Bankruptcy is a legal process that lets people or entities who can't pay their debts obtain some type of relief by having those debts either reorganized or eliminated. You can file for bankruptcy as an individual, a corporation, or a municipality.
How do bankruptcies work?
When you file for bankruptcy, your debts are either reorganized so they're easier to pay off, or wiped out so you don't need to pay some or all of them. The exact process depends on the chapter of bankruptcy you file for.
When should I declare bankruptcy?
You might consider filing for bankruptcy when your debts are such that you see no reasonable way to keep up with your payments. The purpose of bankruptcy is to give people (or companies or municipalities) a chance either to wipe out some of their financial obligations and start over with a clean slate, or to repay those obligations in a more affordable fashion.

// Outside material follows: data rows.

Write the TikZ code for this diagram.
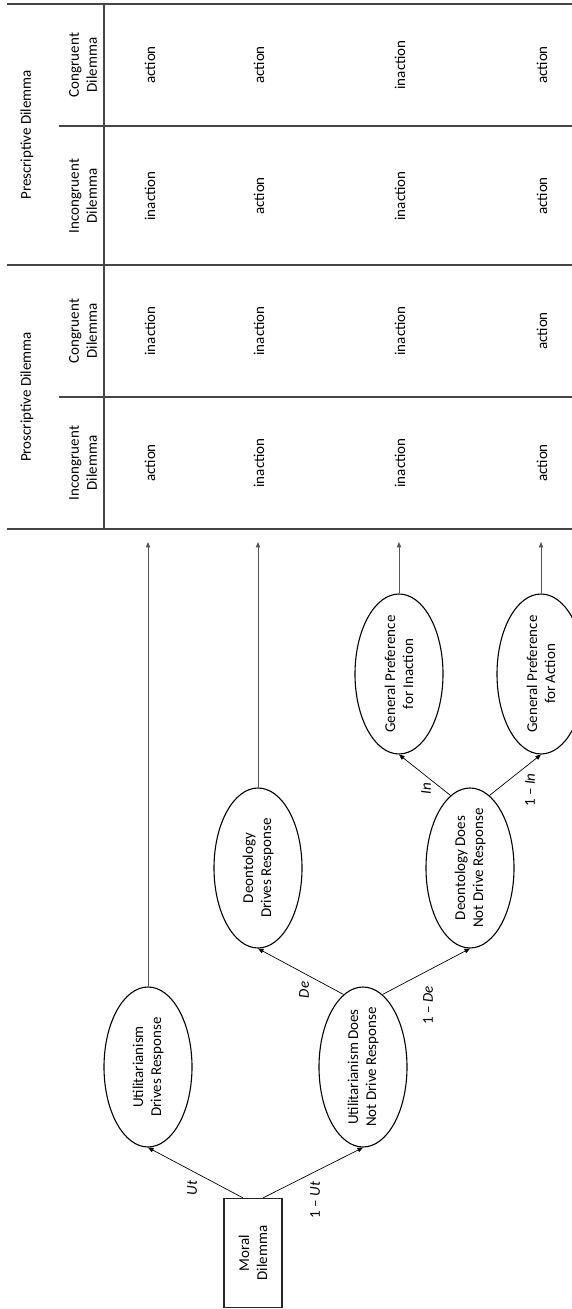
\documentclass[tikz,border=0pt]{standalone}
\usepackage{fontspec}
\setmainfont{Carlito}
\usetikzlibrary{shapes.geometric,arrows.meta,calc}
\definecolor{rulegray}{RGB}{70,70,70}
\definecolor{linegray}{RGB}{85,85,85}
\begin{document}
\begin{tikzpicture}[x=1pt,y=1pt,
  every node/.style={font=\fontsize{15}{18}\selectfont},
  txt/.style={rotate=90, align=center, inner sep=0pt},
  oval/.style={ellipse, draw=black, line width=1.1pt, minimum width=160pt, minimum height=88pt, inner sep=0pt, rotate=90},
  boxnode/.style={rectangle, draw=black!85, line width=1.2pt, minimum width=109pt, minimum height=58pt, inner sep=0pt, rotate=90},
  arr/.style={-{Triangle[length=5.5pt,width=4.5pt]}, line width=0.7pt, draw=black},
  longarr/.style={-{Triangle[length=5.5pt,width=4.5pt]}, line width=1pt, draw=linegray},
  rulel/.style={line width=1.3pt, draw=rulegray},
  lab/.style={rotate=90, inner sep=0pt}]

\useasboundingbox (0,0) rectangle (572,1309);
\clip (0,0) rectangle (572,1309);

% ---- tree nodes ----
\node[boxnode] (md) at (253,56) {};
\node[txt] (md-t) at (md) {Moral\\Dilemma};

\node[oval] (udr) at (148,242) {};
\node[txt] (udr-t) at (udr) {Utilitarianism\\Drives Response};
\node[oval] (udnr) at (363,242) {};
\node[txt] (udnr-t) at (udnr) {Utilitarianism Does\\Not Drive Response};

\node[oval] (ddr) at (258,441) {};
\node[txt] (ddr-t) at (ddr) {Deontology\\Drives Response};
\node[oval] (ddnr) at (470,441) {};
\node[txt] (ddnr-t) at (ddnr) {Deontology Does\\Not Drive Response};

\node[oval] (gpi) at (399,635) {};
\node[txt] (gpi-t) at (gpi) {General Preference\\for Inaction};
\node[oval] (gpa) at (541,635) {};
\node[txt] (gpa-t) at (gpa) {General Preference\\for Action};

% ---- branch arrows ----
\draw[arr] ($(md.east)+(-10,0)$) -- (udr.west);
\draw[arr] ($(md.east)+(10,0)$) -- (udnr.west);
\draw[arr] (udnr.15) -- (ddr.west);
\draw[arr] (udnr.-15) -- (ddnr.west);
\draw[arr] (ddnr.15) -- (gpi.west);
\draw[arr] (ddnr.-15) -- (gpa.west);

% ---- branch labels ----
\node[lab] (l-ut) at (192,121) {\textit{Ut}};
\node[lab] (l-nut) at (315,109) {1 – \textit{Ut}};
\node[lab] (l-de) at (304,319) {\textit{De}};
\node[lab] (l-nde) at (428,304) {1 – \textit{De}};
\node[lab] (l-in) at (426,520) {\textit{In}};
\node[lab] (l-nin) at (530,519) {1 – \textit{In}};

% ---- long arrows to the table ----
\coordinate (t1) at (148,767);
\coordinate (t2) at (258,767);
\coordinate (t3) at (399,767);
\coordinate (t4) at (541,767);
\draw[longarr] (udr.east) -- (t1);
\draw[longarr] (ddr.east) -- (t2);
\draw[longarr] (gpi.east) -- (t3);
\draw[longarr] (gpa.east) -- (t4);

% ---- table rules ----
\draw[rulel] (7,1305) -- (572,1305);
\draw[rulel] (59,1183) -- (572,1183);
\draw[rulel] (7,1044) -- (572,1044);
\draw[rulel] (59,912) -- (572,912);
\draw[rulel] (7,780) -- (572,780);
\draw[rulel] (104,1305) -- (104,780);

% ---- table headers ----
\node[txt] (h-pre) at (27,1174) {Prescriptive Dilemma};
\node[txt] (h-pro) at (27,912) {Proscriptive Dilemma};
\node[txt] (h-pre-c) at (83,1244) {Congruent\\Dilemma};
\node[txt] (h-pre-i) at (83,1113) {Incongruent\\Dilemma};
\node[txt] (h-pro-c) at (83,978) {Congruent\\Dilemma};
\node[txt] (h-pro-i) at (83,846) {Incongruent\\Dilemma};

% ---- table cells ----
% Prescriptive, congruent
\node[txt] (c11) at (150,1244) {action};
\node[txt] (c21) at (259,1244) {action};
\node[txt] (c31) at (400,1244) {inaction};
\node[txt] (c41) at (542,1244) {action};
% Prescriptive, incongruent
\node[txt] (c12) at (150,1113) {inaction};
\node[txt] (c22) at (259,1113) {action};
\node[txt] (c32) at (400,1113) {inaction};
\node[txt] (c42) at (542,1113) {action};
% Proscriptive, congruent
\node[txt] (c13) at (150,978) {inaction};
\node[txt] (c23) at (259,978) {inaction};
\node[txt] (c33) at (400,978) {inaction};
\node[txt] (c43) at (542,978) {action};
% Proscriptive, incongruent
\node[txt] (c14) at (150,846) {action};
\node[txt] (c24) at (259,846) {inaction};
\node[txt] (c34) at (400,846) {inaction};
\node[txt] (c44) at (542,846) {action};
\end{tikzpicture}
\end{document}
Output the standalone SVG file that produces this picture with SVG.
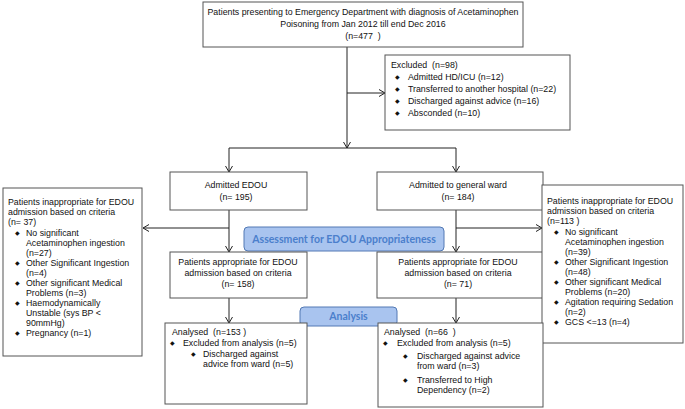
<svg xmlns="http://www.w3.org/2000/svg" width="685" height="409" viewBox="0 0 685 409">
<style>
.box{fill:#fff;stroke:#555;stroke-width:1}
.t{font-family:"Liberation Sans",Arial,sans-serif;font-size:8.8px;fill:#111}
.c{text-anchor:middle}
.b{font-family:"DejaVu Sans",sans-serif;font-size:6px;fill:#111}
.ln{fill:none;stroke:#222;stroke-width:1}
.lab{fill:#a9c4ef;stroke:#5279b4;stroke-width:1}
.lt{font-family:Lato,"Open Sans",sans-serif;font-weight:bold;font-size:10.5px;fill:#4b7fcc;text-anchor:middle}
</style>
<defs>
<marker id="ar" viewBox="0 0 8 8" refX="7" refY="4" markerWidth="8" markerHeight="8" markerUnits="userSpaceOnUse" orient="auto">
<path d="M1,0.5 L7,4 L1,7.5" fill="none" stroke="#222" stroke-width="1"/>
</marker>
</defs>
<rect width="685" height="409" fill="#fff"/>
<g id="connectors">
<path class="ln" d="M347,47 V148" marker-end="url(#ar)"/>
<path class="ln" d="M347,93 H385" marker-end="url(#ar)"/>
<path class="ln" d="M229,148 H456"/>
<path class="ln" d="M229,148 V172" marker-end="url(#ar)"/>
<path class="ln" d="M456,148 V172" marker-end="url(#ar)"/>
<path class="ln" d="M229,210 V252" marker-end="url(#ar)"/>
<path class="ln" d="M456,210 V252" marker-end="url(#ar)"/>
<path class="ln" d="M229,228 H143" marker-end="url(#ar)"/>
<path class="ln" d="M456,228 H542" marker-end="url(#ar)"/>
<path class="ln" d="M229,298 V323" marker-end="url(#ar)"/>
<path class="ln" d="M456,298 V323" marker-end="url(#ar)"/>
</g>
<g id="top">
<rect class="box" x="203" y="2" width="320" height="45"/>
<text class="t c" x="363" y="15">Patients presenting to Emergency Department with diagnosis of Acetaminophen</text>
<text class="t c" x="363" y="27">Poisoning from Jan 2012 till end Dec 2016</text>
<text class="t c" x="363" y="39" xml:space="preserve">(n=477  )</text>
</g>
<g id="excluded">
<rect class="box" x="385" y="55" width="185" height="75"/>
<text class="t" x="391" y="68" xml:space="preserve">Excluded  (n=98)</text>
<text class="b" x="395" y="79">◆</text><text class="t" x="408" y="80">Admitted HD/ICU (n=12)</text>
<text class="b" x="395" y="91">◆</text><text class="t" x="408" y="92">Transferred to another hospital (n=22)</text>
<text class="b" x="395" y="103">◆</text><text class="t" x="408" y="104">Discharged against advice (n=16)</text>
<text class="b" x="395" y="115">◆</text><text class="t" x="408" y="116">Absconded (n=10)</text>
</g>
<g id="admitted-edou">
<rect class="box" x="170" y="172" width="137" height="38"/>
<text class="t c" x="236" y="188">Admitted EDOU</text>
<text class="t c" x="236" y="200">(n= 195)</text>
</g>
<g id="admitted-ward">
<rect class="box" x="377" y="172" width="166" height="38"/>
<text class="t c" x="458" y="188">Admitted to general ward</text>
<text class="t c" x="458" y="200">(n= 184)</text>
</g>
<g id="label-assessment">
<rect class="lab" x="244" y="227" width="200" height="24" rx="4"/>
<text class="lt" x="344" y="243">Assessment for EDOU Appropriateness</text>
</g>
<g id="appropriate-edou">
<rect class="box" x="170" y="252" width="137" height="46"/>
<text class="t c" x="238" y="265">Patients appropriate for EDOU</text>
<text class="t c" x="238" y="276">admission based on criteria</text>
<text class="t c" x="238" y="287">(n= 158)</text>
</g>
<g id="appropriate-ward">
<rect class="box" x="377" y="252" width="166" height="46"/>
<text class="t c" x="458" y="265">Patients appropriate for EDOU</text>
<text class="t c" x="458" y="276">admission based on criteria</text>
<text class="t c" x="458" y="287">(n= 71)</text>
</g>
<g id="inappropriate-edou">
<rect class="box" x="3" y="188" width="139" height="168"/>
<text class="t" x="8" y="205">Patients inappropriate for EDOU</text>
<text class="t" x="8" y="215">admission based on criteria</text>
<text class="t" x="8" y="225">(n= 37)</text>
<text class="b" x="15" y="235">◆</text><text class="t" x="26" y="236">No significant</text>
<text class="t" x="26" y="246">Acetaminophen ingestion</text>
<text class="t" x="26" y="256">(n=27)</text>
<text class="b" x="15" y="265">◆</text><text class="t" x="26" y="266">Other Significant Ingestion</text>
<text class="t" x="26" y="276">(n=4)</text>
<text class="b" x="15" y="285">◆</text><text class="t" x="26" y="286">Other significant Medical</text>
<text class="t" x="26" y="296">Problems (n=3)</text>
<text class="b" x="15" y="305">◆</text><text class="t" x="26" y="306">Haemodynamically</text>
<text class="t" x="26" y="316">Unstable (sys BP &lt;</text>
<text class="t" x="26" y="326">90mmHg)</text>
<text class="b" x="15" y="335">◆</text><text class="t" x="26" y="336">Pregnancy (n=1)</text>
</g>
<g id="inappropriate-ward">
<rect class="box" x="542" y="185" width="141" height="158"/>
<text class="t" x="547" y="204">Patients inappropriate for EDOU</text>
<text class="t" x="547" y="214">admission based on criteria</text>
<text class="t" x="547" y="224">(n=113 )</text>
<text class="b" x="554" y="234">◆</text><text class="t" x="565" y="235">No significant</text>
<text class="t" x="565" y="245">Acetaminophen ingestion</text>
<text class="t" x="565" y="255">(n=39)</text>
<text class="b" x="554" y="264">◆</text><text class="t" x="565" y="265">Other Significant Ingestion</text>
<text class="t" x="565" y="275">(n=48)</text>
<text class="b" x="554" y="284">◆</text><text class="t" x="565" y="285">Other significant Medical</text>
<text class="t" x="565" y="295">Problems (n=20)</text>
<text class="b" x="554" y="304">◆</text><text class="t" x="565" y="305">Agitation requiring Sedation</text>
<text class="t" x="565" y="315">(n=2)</text>
<text class="b" x="554" y="324">◆</text><text class="t" x="565" y="325">GCS &lt;=13 (n=4)</text>
</g>
<g id="label-analysis">
<rect class="lab" x="300" y="307" width="97" height="19" rx="4"/>
<text class="lt" x="348.5" y="320">Analysis</text>
</g>
<g id="analysed-edou">
<rect class="box" x="165" y="323" width="142" height="81"/>
<text class="t" x="172" y="335" xml:space="preserve">Analysed  (n=153 )</text>
<text class="b" x="170" y="345">◆</text><text class="t" x="183" y="346">Excluded from analysis (n=5)</text>
<text class="b" x="191" y="356">◆</text><text class="t" x="203" y="357">Discharged against</text>
<text class="t" x="203" y="367">advice from ward (n=5)</text>
</g>
<g id="analysed-ward">
<rect class="box" x="378" y="323" width="165" height="84"/>
<text class="t" x="384" y="335" xml:space="preserve">Analysed  (n=66  )</text>
<text class="b" x="383" y="345">◆</text><text class="t" x="397" y="346">Excluded from analysis  (n=5)</text>
<text class="b" x="403" y="358">◆</text><text class="t" x="417" y="359">Discharged against advice</text>
<text class="t" x="417" y="369">from ward (n=3)</text>
<text class="b" x="403" y="382">◆</text><text class="t" x="417" y="383">Transferred to High</text>
<text class="t" x="417" y="393">Dependency (n=2)</text>
</g>
</svg>
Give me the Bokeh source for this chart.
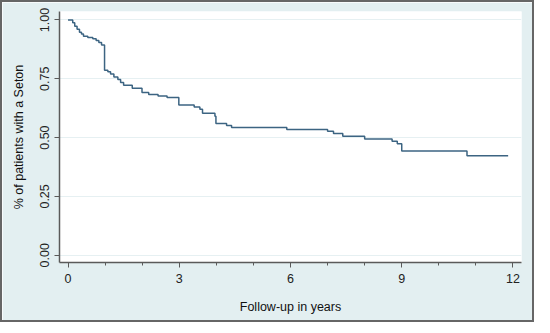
from bokeh.plotting import figure
from bokeh.models import Range1d, FixedTicker, CustomJSTickFormatter
from bokeh.embed import file_html
from bokeh.resources import INLINE

# Kaplan-Meier step data (years, proportion with seton)
times = [0.0, 0.127, 0.181, 0.244, 0.309, 0.363, 0.417, 0.533, 0.668, 0.758, 0.831, 0.904,
         0.985, 1.074, 1.147, 1.237, 1.344, 1.418, 1.499, 1.732, 1.995, 2.176, 2.428, 2.671,
         2.988, 3.402, 3.556, 3.627, 3.962, 3.989, 4.276, 4.411, 5.90, 7.00, 7.16, 7.41,
         8.00, 8.74, 8.88, 9.00, 10.76, 11.87]
surv = [1.000, 0.988, 0.973, 0.961, 0.948, 0.940, 0.931, 0.925, 0.920, 0.913, 0.904, 0.894,
        0.786, 0.780, 0.770, 0.758, 0.747, 0.734, 0.723, 0.710, 0.692, 0.683, 0.677, 0.670,
        0.639, 0.630, 0.620, 0.603, 0.591, 0.560, 0.551, 0.543, 0.534, 0.527, 0.517, 0.506,
        0.494, 0.484, 0.474, 0.443, 0.423, 0.423]

x_major = [0, 3, 6, 9, 12]
x_minor = list(range(0, 13))
y_major = [0.0, 0.25, 0.5, 0.75, 1.0]

BG = "#e3eff1"
AX = "#5a5a5a"

p = figure(width=534, height=322, output_backend="svg", toolbar_location=None,
           x_range=Range1d(-0.23, 12.23), y_range=Range1d(-0.031, 1.036),
           min_border_left=57, min_border_right=15, min_border_top=9, min_border_bottom=62,
           background_fill_color="white", border_fill_color=BG,
           styles={"border": "2px solid #666666"})
p.outline_line_color = None

p.step(times, surv, mode="after", line_color="#3c6482", line_width=1.5)

p.xaxis.ticker = FixedTicker(ticks=x_major, minor_ticks=x_minor)
p.yaxis.ticker = FixedTicker(ticks=y_major)
p.yaxis.formatter = CustomJSTickFormatter(code="return tick.toFixed(2);")

for ax in (p.xaxis, p.yaxis):
    ax.axis_line_color = AX
    ax.axis_line_width = 1.5
    ax.major_tick_line_color = AX
    ax.minor_tick_line_color = AX
    ax.major_tick_in = 0
    ax.major_tick_out = 5
    ax.minor_tick_in = 0
    ax.minor_tick_out = 3
    ax.major_label_text_font = "Liberation Sans"
    ax.major_label_text_font_size = "12.5px"
    ax.major_label_text_color = "#222222"
    ax.axis_label_text_font = "Liberation Sans"
    ax.axis_label_text_font_size = "12.5px"
    ax.axis_label_text_font_style = "normal"
    ax.axis_label_text_color = "#111111"

p.yaxis.minor_tick_line_color = None
p.yaxis.major_label_orientation = "vertical"
p.xaxis.axis_label = "Follow-up in years"
p.yaxis.axis_label = "% of patients with a Seton"
p.xaxis.major_label_standoff = 6
p.xaxis.axis_label_standoff = 14
p.yaxis.major_label_standoff = 5
p.yaxis.axis_label_standoff = 12

p.xgrid.grid_line_color = None
p.ygrid.ticker = FixedTicker(ticks=y_major)
p.ygrid.grid_line_color = "#e6f0f2"
p.ygrid.grid_line_width = 1.2

open("out.html", "w").write(file_html(p, INLINE))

However, to be clear, bankruptcy is not an option to consider if your debt is fairly new, or if you're going through a temporary financial crisis that's likely to improve (such as being out of a job). There are consequences associated with filing for bankruptcy, and it's most certainly not a "get out of jail free" card. So you should really consider bankruptcy only as a last resort if you've tried paying off your debts but keep digging yourself deeper into a hole.
Types of bankruptcy
Bankruptcy isn't a one-size-fits-all solution. There are different chapters of bankruptcy that apply in different circumstances. If you're filing for a personal bankruptcy, your choices are Chapter 7 and Chapter 13.
Chapter 7 bankruptcy
Chapter 7 is a personal liquidation bankruptcy. Your non-exempt assets are sold off by a court-appointed trustee to pay your debts to the greatest extent possible, and from there, your remaining unsecured debts are eliminated. (The amount of assets you can exempt varies from state to state.) Unsecured debts are those without collateral behind them -- debts like credit card balances and medical bills.
Qualifying for Chapter 7 is harder than qualifying for Chapter 13 because you'll be subject to what's known as the means test. If your income is lower than the median income in your state for a household your size (meaning, based on the number of dependents you have), you'll pass the means test and be eligible for Chapter 7. If you don't pass the means test based on income alone, you can deduct certain expenses, such as taxes, mortgage payments, and child care, from your income to see if it comes in under the necessary threshold.